Immigrants to Canada in the 1950s and ’60s came mostly from European countries. Now the pattern has changed and, according to the 2006 census, 58.3 per cent of the 1.11 million immigrants who arrived in Canada in the last five years came from Asia and the Middle East.

These immigrants came with their customs, traditions and religious and social values, and their children are trained in Canadian schools to practise the qualities of honesty, mutual respect and tolerance to become good citizens.

The blending of the noble values of the two cultures gives them the best of both worlds. Canada has one of the planet’s best educational systems and parents feel fortunate that their children have the opportunity to get a good education.

On the other hand, children also are more susceptible to unfiltered cultural influences. The parental generation of Asian and Middle Eastern immigrants finds itself in a rare social predicament: the very quick assimilation of their children into a free society and, correspondingly, the fading of their own values.

Rearing eastern children in the western world is a great challenge, rather like growing a tropical plant in the Arctic, and requires determination, maturity and tolerance.

Many immigrant parents and their children have diametrically opposed views on important family and social issues, such as dress codes, moving out before marriage or mixed marriages.

Many immigrant parents are careful about dietary practices – kosher, halal, vegetarian – but their children may not follow rigorous standards.

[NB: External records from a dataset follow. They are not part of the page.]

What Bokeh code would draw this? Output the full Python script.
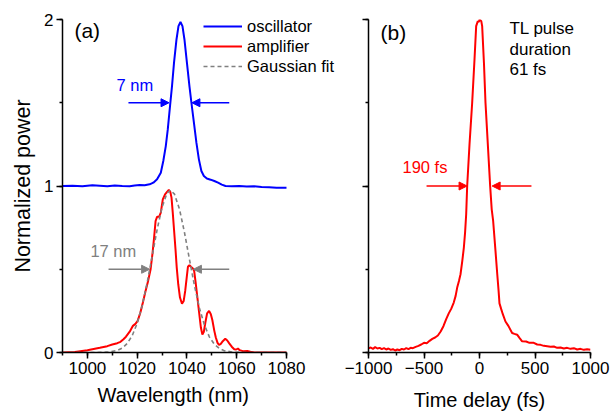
from bokeh.plotting import figure
from bokeh.layouts import row
from bokeh.models import (Range1d, SingleIntervalTicker, Label, Arrow, NormalHead,
                          Legend, LegendItem, Title)
from bokeh.embed import file_html
from bokeh.resources import INLINE

FONT = "Liberation Sans"

# ---------------- data ----------------
osc_wl = [990, 994, 998, 1002, 1005, 1008, 1011, 1014, 1017, 1019, 1021, 1023, 1025,
          1026.5, 1028, 1029.5, 1030.5, 1031.5, 1032.3, 1033.2, 1034.0, 1034.8, 1035.8,
          1036.6, 1037.4, 1038.2, 1039.0, 1040.0, 1041.0, 1041.8, 1042.8, 1043.8, 1044.8,
          1045.8, 1046.8, 1048.0, 1049.5, 1051.0, 1052.5, 1054.0, 1055.5, 1058, 1061,
          1064, 1067, 1070, 1073, 1076, 1080]
osc_pw = [1.000, 1.002, 0.998, 1.004, 1.002, 0.999, 1.003, 1.000, 0.999, 1.003, 1.006,
          1.004, 1.010, 1.020, 1.040, 1.080, 1.150, 1.240, 1.340, 1.480, 1.600, 1.740,
          1.880, 1.960, 1.985, 1.960, 1.880, 1.740, 1.600, 1.500, 1.380, 1.260, 1.160,
          1.090, 1.060, 1.045, 1.038, 1.030, 1.020, 1.008, 1.000, 0.998, 1.000, 0.997,
          0.998, 0.994, 0.993, 0.990, 0.990]

amp_wl = [990, 995, 1000, 1005, 1008, 1010, 1012, 1013.3, 1014.5, 1015.5, 1017, 1018.3,
          1019.3, 1020.2, 1021.3, 1022.3, 1023.3, 1024.4, 1025.4, 1026.2, 1026.8, 1027.4,
          1028.0, 1028.8, 1029.5, 1030.3, 1031.2, 1032.0, 1032.7, 1033.3, 1033.8, 1034.3,
          1034.8, 1035.4, 1035.9, 1036.5, 1037.2, 1038.0, 1038.7, 1039.3, 1039.9, 1040.4,
          1041.0, 1041.6, 1042.4, 1042.9, 1043.5, 1044.2, 1044.9, 1045.6, 1046.2, 1046.8,
          1047.4, 1048.1, 1048.9, 1049.6, 1050.2, 1051.0, 1051.6, 1052.3, 1052.9, 1053.6,
          1054.4, 1055.4, 1056.2, 1057.0, 1058.0, 1059.0, 1059.8, 1060.5, 1061.2, 1062.5,
          1064.2, 1065.5, 1067, 1080]
amp_pw = [0.000, 0.003, 0.014, 0.028, 0.038, 0.048, 0.056, 0.064, 0.080, 0.095, 0.125,
          0.160, 0.172, 0.190, 0.240, 0.300, 0.365, 0.430, 0.500, 0.600, 0.690, 0.790,
          0.815, 0.815, 0.840, 0.920, 0.950, 0.965, 0.976, 0.965, 0.930, 0.840, 0.740,
          0.620, 0.510, 0.410, 0.330, 0.293, 0.310, 0.370, 0.450, 0.515, 0.525, 0.515,
          0.505, 0.490, 0.420, 0.330, 0.240, 0.150, 0.108, 0.125, 0.180, 0.235, 0.250,
          0.230, 0.195, 0.130, 0.090, 0.058, 0.045, 0.052, 0.068, 0.082, 0.072, 0.055,
          0.035, 0.020, 0.018, 0.024, 0.014, 0.008, 0.009, 0.004, 0.000, 0.000]

fit_wl = [990, 1004, 1008, 1012, 1014, 1016, 1018, 1020, 1022, 1024, 1026, 1028, 1030,
          1032, 1033.4, 1035, 1037, 1039, 1041, 1043, 1045, 1047, 1049, 1051, 1053, 1055,
          1058, 1062, 1080]
fit_pw = [0.000, 0.000, 0.002, 0.012, 0.026, 0.054, 0.101, 0.175, 0.281, 0.418, 0.577,
          0.737, 0.873, 0.957, 0.975, 0.951, 0.861, 0.722, 0.560, 0.403, 0.268, 0.166,
          0.094, 0.050, 0.024, 0.011, 0.003, 0.000, 0.000]

ac_t = [-1000, -980, -960, -940, -920, -900, -880, -860, -840, -820, -800, -780, -760,
        -740, -720, -700, -680, -660, -640, -620, -600, -575, -550, -525, -500, -475,
        -450, -425, -400, -375, -350, -325, -300, -277, -255, -232, -215, -201, -185,
        -171, -155, -141, -130, -120, -111, -90, -66, -45, -30, -15, -6, 0, 9, 16, 24,
        40, 54, 75, 96, 110, 123, 144, 160, 172, 180, 195, 210, 234, 260, 294, 315, 339,
        360, 384, 420, 450, 489, 520, 550, 580, 610, 640, 670, 700, 730, 760, 790, 820,
        850, 880, 910, 940, 970, 1000]
ac_v = [0.025, 0.030, 0.022, 0.032, 0.024, 0.028, 0.020, 0.026, 0.018, 0.024, 0.016,
        0.020, 0.012, 0.018, 0.014, 0.022, 0.018, 0.026, 0.020, 0.028, 0.026, 0.034,
        0.040, 0.048, 0.058, 0.056, 0.070, 0.082, 0.090, 0.102, 0.126, 0.158, 0.200,
        0.235, 0.262, 0.300, 0.340, 0.390, 0.430, 0.470, 0.550, 0.630, 0.720, 0.830,
        1.000, 1.250, 1.500, 1.760, 1.960, 1.990, 1.985, 2.000, 1.995, 1.990, 1.960,
        1.740, 1.500, 1.250, 1.000, 0.860, 0.790, 0.610, 0.470, 0.370, 0.295, 0.262,
        0.230, 0.186, 0.160, 0.117, 0.112, 0.107, 0.088, 0.067, 0.066, 0.058, 0.058,
        0.048, 0.046, 0.040, 0.037, 0.034, 0.036, 0.028, 0.030, 0.024, 0.028, 0.022,
        0.026, 0.018, 0.022, 0.016, 0.020, 0.016]

legend_labels = ["oscillator", "amplifier", "Gaussian fit"]

BLUE = "#0000FF"
RED = "#FF0000"
GRAY = "#808080"


def style(p, show_ylabels=True):
    p.outline_line_color = None
    p.xgrid.grid_line_color = None
    p.ygrid.grid_line_color = None
    p.background_fill_color = "white"
    p.border_fill_color = "white"
    for ax in (p.xaxis[0], p.yaxis[0]):
        ax.axis_line_width = 1.5
        ax.axis_line_color = "black"
        ax.major_tick_line_width = 1.5
        ax.minor_tick_line_width = 1.5
        ax.major_tick_line_color = "black"
        ax.minor_tick_line_color = "black"
        ax.major_tick_out = 6
        ax.major_tick_in = 0
        ax.minor_tick_out = 3
        ax.minor_tick_in = 0
        ax.major_label_text_font = FONT
        ax.major_label_text_font_size = "17px"
        ax.major_label_text_color = "black"
        ax.major_label_standoff = 3
        ax.axis_label_text_font = FONT
        ax.axis_label_text_font_size = "20px"
        ax.axis_label_text_font_style = "normal"
        ax.axis_label_text_color = "black"
        ax.axis_label_standoff = 12
    p.yaxis[0].axis_label_text_font_size = "21.5px"
    p.yaxis[0].axis_label_standoff = 6
    if not show_ylabels:
        p.yaxis[0].major_label_text_color = None


# ---------------- panel (a) ----------------
# frame spans 62..336 px; the axis itself is bounded to 990..1080 nm
pa = figure(width=336, height=413, output_backend="svg", toolbar_location=None,
            x_range=Range1d(990, 1100.09), y_range=Range1d(0, 2),
            min_border_left=62, min_border_right=0, min_border_top=19,
            min_border_bottom=60)
pa.xaxis.ticker = SingleIntervalTicker(interval=20, num_minor_ticks=2)
pa.yaxis.ticker = SingleIntervalTicker(interval=1, num_minor_ticks=2)
pa.xaxis.bounds = (990, 1080)
pa.yaxis.axis_label = "Normalized power"
style(pa)
# x title centred under the bounded axis (not under the wider frame)
pa.add_layout(Title(text="Wavelength (nm)", align="left", offset=35, standoff=11,
                    text_font=FONT, text_font_size="20px", text_font_style="normal",
                    text_color="black"), "below")

r_osc = pa.line(osc_wl, osc_pw, line_color=BLUE, line_width=2)
r_amp = pa.line(amp_wl, amp_pw, line_color=RED, line_width=2)
r_fit = pa.line(fit_wl, fit_pw, line_color=GRAY, line_width=1.6, line_dash="4 3")

legend = Legend(items=[LegendItem(label=legend_labels[0], renderers=[r_osc]),
                       LegendItem(label=legend_labels[1], renderers=[r_amp]),
                       LegendItem(label=legend_labels[2], renderers=[r_fit])],
                location=(141, 276), glyph_width=39, glyph_height=20, label_height=20,
                label_standoff=5, spacing=0, padding=0, margin=0,
                border_line_color=None, background_fill_alpha=0,
                label_text_font=FONT, label_text_font_size="16.5px",
                label_text_color="black")
pa.add_layout(legend)

pa.add_layout(Label(x=994.8, y=1.865, text="(a)", text_font=FONT, text_font_size="21px",
                    text_color="black"))
pa.add_layout(Label(x=1011.7, y=1.55, text="7 nm", text_font=FONT, text_font_size="16.5px",
                    text_color=BLUE))
pa.add_layout(Label(x=1001.2, y=0.557, text="17 nm", text_font=FONT,
                    text_font_size="16.5px", text_color=GRAY))


def arrow(p, x0, x1, y, c):
    p.add_layout(Arrow(end=NormalHead(size=8, fill_color=c, line_color=c, line_width=1),
                       x_start=x0, y_start=y, x_end=x1, y_end=y,
                       line_color=c, line_width=1.5))


arrow(pa, 1016.5, 1032.8, 1.5, BLUE)
arrow(pa, 1057.0, 1042.0, 1.5, BLUE)
arrow(pa, 1008.5, 1025.0, 0.5, GRAY)
arrow(pa, 1057.0, 1042.6, 0.5, GRAY)

# ---------------- panel (b) ----------------
pb = figure(width=275, height=413, output_backend="svg", toolbar_location=None,
            x_range=Range1d(-1000, 1000), y_range=Range1d(0, 2),
            min_border_left=32, min_border_right=21, min_border_top=16,
            min_border_bottom=60)
pb.xaxis.ticker = SingleIntervalTicker(interval=500, num_minor_ticks=2)
pb.yaxis.ticker = SingleIntervalTicker(interval=1, num_minor_ticks=2)
pb.xaxis.axis_label = "Time delay (fs)"
style(pb, show_ylabels=False)

pb.line(ac_t, ac_v, line_color=RED, line_width=2)

pb.add_layout(Label(x=-892, y=1.85, text="(b)", text_font=FONT, text_font_size="21px",
                    text_color="black"))
pb.add_layout(Label(x=-694, y=1.06, text="190 fs", text_font=FONT,
                    text_font_size="16.5px", text_color=RED))
for txt, yy in (("TL pulse", 1.887), ("duration", 1.765), ("61 fs", 1.645)):
    pb.add_layout(Label(x=270, y=yy, text=txt, text_font=FONT, text_font_size="17px",
                        text_color="black"))
arrow(pb, -477, -112, 1.0, RED)
arrow(pb, 468, 114, 1.0, RED)

layout = row(pa, pb)
open("out.html", "w").write(file_html(layout, INLINE))
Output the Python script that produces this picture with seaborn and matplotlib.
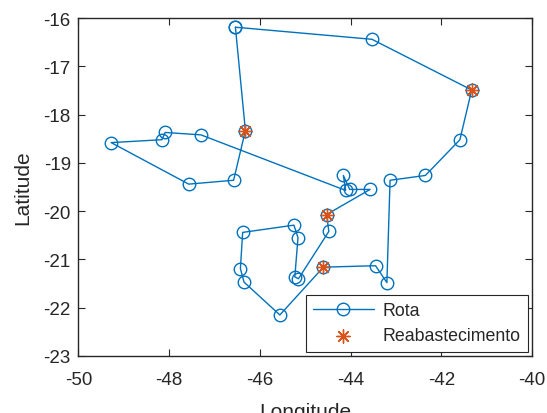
import matplotlib
matplotlib.use("Agg")
import matplotlib.pyplot as plt
import seaborn as sns
import pandas as pd

route_lon = [-46.54, -43.53, -41.33, -41.59, -42.35, -43.13, -43.20, -43.45, -44.60, -45.56,
             -46.35, -46.43, -46.38, -45.25, -45.16, -45.23, -45.15, -44.48, -44.53, -43.57,
             -44.02, -44.16, -44.11, -47.30, -48.09, -48.16, -49.28, -47.57, -46.58, -46.32,
             -46.54]
route_lat = [-16.19, -16.44, -17.49, -18.52, -19.26, -19.36, -21.48, -21.13, -21.16, -22.15,
             -21.47, -21.19, -20.44, -20.29, -20.55, -21.36, -21.40, -20.42, -20.07, -19.55,
             -19.55, -19.26, -19.57, -18.42, -18.37, -18.52, -18.58, -19.44, -19.36, -18.33,
             -16.19]
refuel_lon = [-41.33, -44.60, -44.53, -46.32]
refuel_lat = [-17.49, -21.16, -20.07, -18.33]

x_ticks = [-50, -48, -46, -44, -42, -40]
y_ticks = [-23, -22, -21, -20, -19, -18, -17, -16]

sns.set_theme(style="white")
plt.rcParams['font.family'] = ['Liberation Sans', 'DejaVu Sans']
txt = '#262626'

fig = plt.figure(figsize=(5.47, 4.14), dpi=100)
ax = fig.add_axes([0.1435, 0.1377, 0.8291, 0.8163])

route = pd.DataFrame({"lon": route_lon, "lat": route_lat})
refuel = pd.DataFrame({"lon": refuel_lon, "lat": refuel_lat})

sns.lineplot(data=route, x="lon", y="lat", sort=False, estimator=None, ax=ax,
             color='#0072BD', linewidth=1.0, marker='o', markersize=9,
             markerfacecolor='none', markeredgecolor='#0072BD', markeredgewidth=1.0,
             label='Rota')
sns.scatterplot(data=refuel, x="lon", y="lat", ax=ax, marker=(8, 2, 0), s=90,
                color='#D95319', linewidth=1.0, edgecolor='#D95319',
                label='Reabastecimento', zorder=5)

ax.set_xlim(-50, -40)
ax.set_ylim(-23, -16)
ax.set_xticks(x_ticks)
ax.set_yticks(y_ticks)
ax.set_xticklabels([str(v) for v in x_ticks])
ax.set_yticklabels([str(v) for v in y_ticks])
ax.tick_params(direction='in', length=5, width=0.8, colors=txt, labelsize=13.5,
               top=True, right=True, bottom=True, left=True)
ax.tick_params(axis='x', pad=11)
ax.tick_params(axis='y', pad=5.5)
for s in ax.spines.values():
    s.set_color(txt)
    s.set_linewidth(1.0)
    s.set_visible(True)
ax.set_xlabel('Longitude', fontsize=15, color=txt, labelpad=10)
ax.set_ylabel('Latitude', fontsize=15, color=txt, labelpad=8)

leg = ax.legend(loc='lower right', fontsize=12.8, frameon=True, fancybox=False,
                framealpha=1, edgecolor='#262626', borderaxespad=0.25,
                handlelength=3.4, handletextpad=0.5, borderpad=0.4, labelspacing=0.45)
leg.get_frame().set_linewidth(0.8)

fig.savefig('out.png', dpi=100)
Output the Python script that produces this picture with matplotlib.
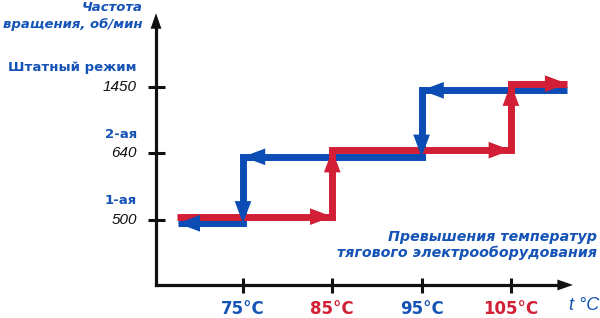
import matplotlib
matplotlib.use("Agg")
import matplotlib.pyplot as plt

# Data
levels = [0, 1, 2]                      # rotation speed steps
level_values = ["500", "640", "1450"]
level_names = ["1-ая", "2-ая", "Штатный режим"]
temps = [75, 85, 95, 105]
temp_labels = ["75°C", "85°C", "95°C", "105°C"]

# heating (red) and cooling (blue) paths
heat_t = [67.6, 85, 85, 105, 105, 111.3]
heat_lvl = [0, 0, 1, 1, 2, 2]
cool_t = [111.3, 95, 95, 75, 75, 67.7]
cool_lvl = [2, 2, 1, 1, 0, 0]

RED = "#d21f36"
BLUE = "#0b4db5"
TXT_BLUE = "#1553b6"

fig = plt.figure(figsize=(6, 3.18), dpi=100)
ax = fig.add_axes([0, 0, 1, 1])
ax.set_xlim(47.79, 114.98)
ax.set_ylim(-1.4737, 3.308)
ax.axis("off")

# axes with arrows
x0, y0 = 65.26, -0.977
ax.plot([x0, x0], [y0, 2.9], color="#111111", lw=2.3, solid_capstyle="projecting")
ax.plot([x0, 111.0], [y0, y0], color="#111111", lw=2.3, solid_capstyle="projecting")
ax.annotate("", xy=(x0, 3.11), xytext=(x0, 2.8),
            arrowprops=dict(arrowstyle="-|>,head_length=0.8,head_width=0.28",
                            mutation_scale=14, color="#111111", lw=0,
                            shrinkA=0, shrinkB=0))
ax.annotate("", xy=(111.95, y0), xytext=(109.5, y0),
            arrowprops=dict(arrowstyle="-|>,head_length=0.8,head_width=0.28",
                            mutation_scale=14, color="#111111", lw=0,
                            shrinkA=0, shrinkB=0))

# tick marks
ax.hlines(levels, 64.4, 66.3, color="#111111", lw=2.2)
ax.vlines(temps, -0.872, -1.098, color="#111111", lw=2.2)


def draw_path(ts, ls, off, color):
    ys = [l + off for l in ls]
    ax.plot(ts, ys, color=color, lw=5, solid_capstyle="butt",
            solid_joinstyle="miter")
    for i in range(len(ts) - 1):
        ax.annotate("", xy=(ts[i + 1], ys[i + 1]), xytext=(ts[i], ys[i]),
                    arrowprops=dict(arrowstyle="-|>,head_length=0.8,head_width=0.3",
                                    mutation_scale=20, color=color, lw=0,
                                    shrinkA=0, shrinkB=0))


draw_path(cool_t, cool_lvl, -0.05, BLUE)
draw_path(heat_t, heat_lvl, 0.05, RED)

# y labels
for lvl, val, name in zip(levels, level_values, level_names):
    ax.text(63.13, lvl, val, ha="right", va="center", fontsize=11,
            family="Liberation Sans", style="italic", color="#111111")
    ax.text(63.13, lvl + 0.29, name, ha="right", va="center", fontsize=9.5,
            family="DejaVu Sans", weight="bold", color=TXT_BLUE)

ax.text(63.8, 3.19, "Частота", ha="right", va="center", fontsize=9.5,
        weight="bold", style="italic", color=TXT_BLUE)
ax.text(63.8, 2.94, "вращения, об/мин", ha="right", va="center", fontsize=9.5,
        weight="bold", style="italic", color=TXT_BLUE)

ax.text(114.64, -0.256, "Превышения температур", ha="right", va="center",
        fontsize=10.3, weight="bold", style="italic", color=TXT_BLUE)
ax.text(114.64, -0.496, "тягового электрооборудования", ha="right", va="center",
        fontsize=10.3, weight="bold", style="italic", color=TXT_BLUE)

# x labels
for t, lab, c in zip(temps, temp_labels, [TXT_BLUE, RED, TXT_BLUE, RED]):
    ax.text(t, -1.338, lab, ha="center", va="center", fontsize=12,
            weight="bold", color=c)
ax.text(114.85, -1.293, "t °C", ha="right", va="center", fontsize=13,
        family="Liberation Sans", style="italic", color=TXT_BLUE)

fig.savefig("out.png", dpi=100)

Nor can it be easy for Sikh parents to welcome a clean-shaven, kirpan- and turban-less young man into the family, or for Muslim parents to be pleased with their daughter’s Jewish boyfriend, or vice versa. They think these cross-cultural matches reduce the longevity of a partnership and subsequently produce more broken families, single parents and neglected children. A nuclear family needs common values to survive, they believe.

Asian and Middle Eastern immigrant parents do not generally accept sleepovers at a friend’s house, late nights out and returning home with the rising sun the next morning.

They are concerned about shootings, drug- and sex-related crimes and teenage pregnancies. Canadian parents are no happier with these phenomena and realize that too much freedom and the absence of parental and social control are among the main causes.